> _DATA SHOWN_

- - -

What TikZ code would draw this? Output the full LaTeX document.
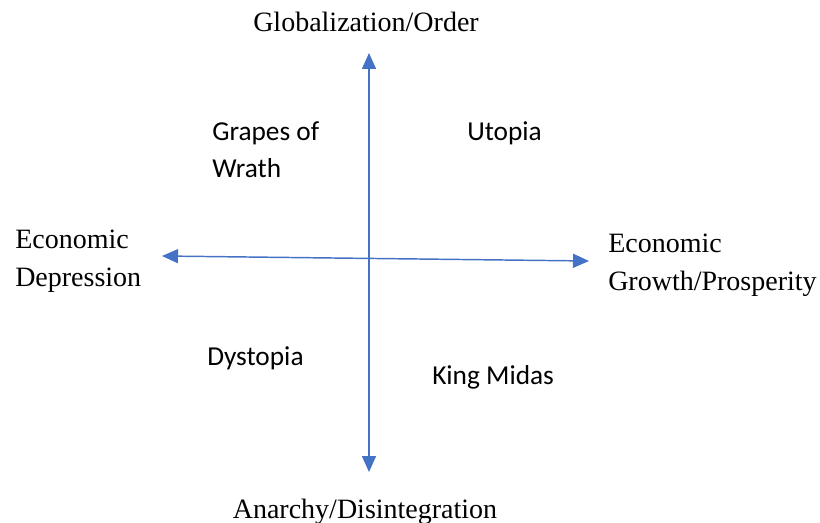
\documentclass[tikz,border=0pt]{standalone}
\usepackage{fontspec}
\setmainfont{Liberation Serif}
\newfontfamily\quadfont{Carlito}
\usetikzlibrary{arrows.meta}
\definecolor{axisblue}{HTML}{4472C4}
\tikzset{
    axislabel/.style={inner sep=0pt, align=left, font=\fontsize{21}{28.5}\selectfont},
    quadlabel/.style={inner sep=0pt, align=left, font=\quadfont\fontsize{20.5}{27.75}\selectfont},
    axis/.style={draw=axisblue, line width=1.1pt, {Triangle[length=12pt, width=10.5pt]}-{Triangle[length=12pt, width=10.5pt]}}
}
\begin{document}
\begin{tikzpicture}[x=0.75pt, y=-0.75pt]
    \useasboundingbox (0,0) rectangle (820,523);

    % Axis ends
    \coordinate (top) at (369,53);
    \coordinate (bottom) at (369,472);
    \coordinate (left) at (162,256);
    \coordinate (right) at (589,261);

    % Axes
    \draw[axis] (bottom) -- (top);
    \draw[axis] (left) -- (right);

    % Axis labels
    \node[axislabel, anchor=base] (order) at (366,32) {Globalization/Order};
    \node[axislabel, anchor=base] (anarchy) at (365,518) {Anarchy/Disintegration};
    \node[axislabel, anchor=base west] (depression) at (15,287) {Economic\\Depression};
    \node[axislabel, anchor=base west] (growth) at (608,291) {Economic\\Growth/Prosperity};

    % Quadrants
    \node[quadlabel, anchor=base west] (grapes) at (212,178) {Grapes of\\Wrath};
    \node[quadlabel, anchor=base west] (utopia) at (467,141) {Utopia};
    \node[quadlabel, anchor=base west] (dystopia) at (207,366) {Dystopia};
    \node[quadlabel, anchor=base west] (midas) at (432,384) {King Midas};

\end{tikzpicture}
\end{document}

- - -

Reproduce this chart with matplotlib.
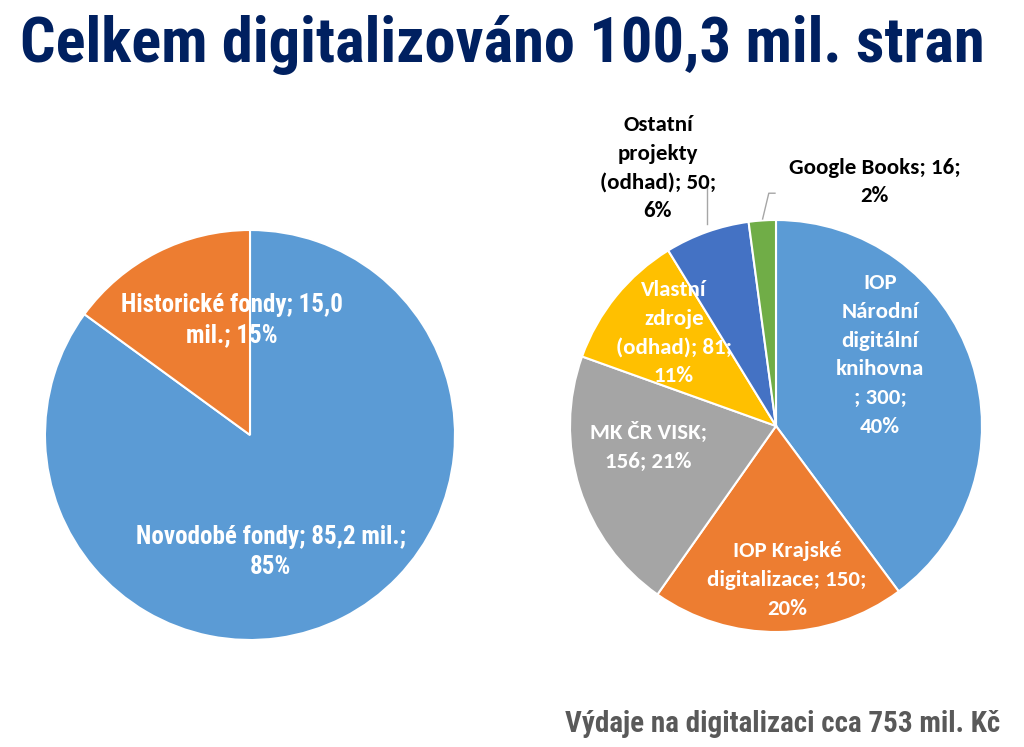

- - -

> _INSTRUCTIONS FOR THE TASK_
Keep to the lines above from the line with "What TikZ code" to the line with "(left) -- (right);", and set down exactly those, inclusive, with nothing else and every picture left out.

> _EXERCISE RESULT_
What TikZ code would draw this? Output the full LaTeX document.
\documentclass[tikz,border=0pt]{standalone}
\usepackage{fontspec}
\setmainfont{Liberation Serif}
\newfontfamily\quadfont{Carlito}
\usetikzlibrary{arrows.meta}
\definecolor{axisblue}{HTML}{4472C4}
\tikzset{
    axislabel/.style={inner sep=0pt, align=left, font=\fontsize{21}{28.5}\selectfont},
    quadlabel/.style={inner sep=0pt, align=left, font=\quadfont\fontsize{20.5}{27.75}\selectfont},
    axis/.style={draw=axisblue, line width=1.1pt, {Triangle[length=12pt, width=10.5pt]}-{Triangle[length=12pt, width=10.5pt]}}
}
\begin{document}
\begin{tikzpicture}[x=0.75pt, y=-0.75pt]
    \useasboundingbox (0,0) rectangle (820,523);

    % Axis ends
    \coordinate (top) at (369,53);
    \coordinate (bottom) at (369,472);
    \coordinate (left) at (162,256);
    \coordinate (right) at (589,261);

    % Axes
    \draw[axis] (bottom) -- (top);
    \draw[axis] (left) -- (right);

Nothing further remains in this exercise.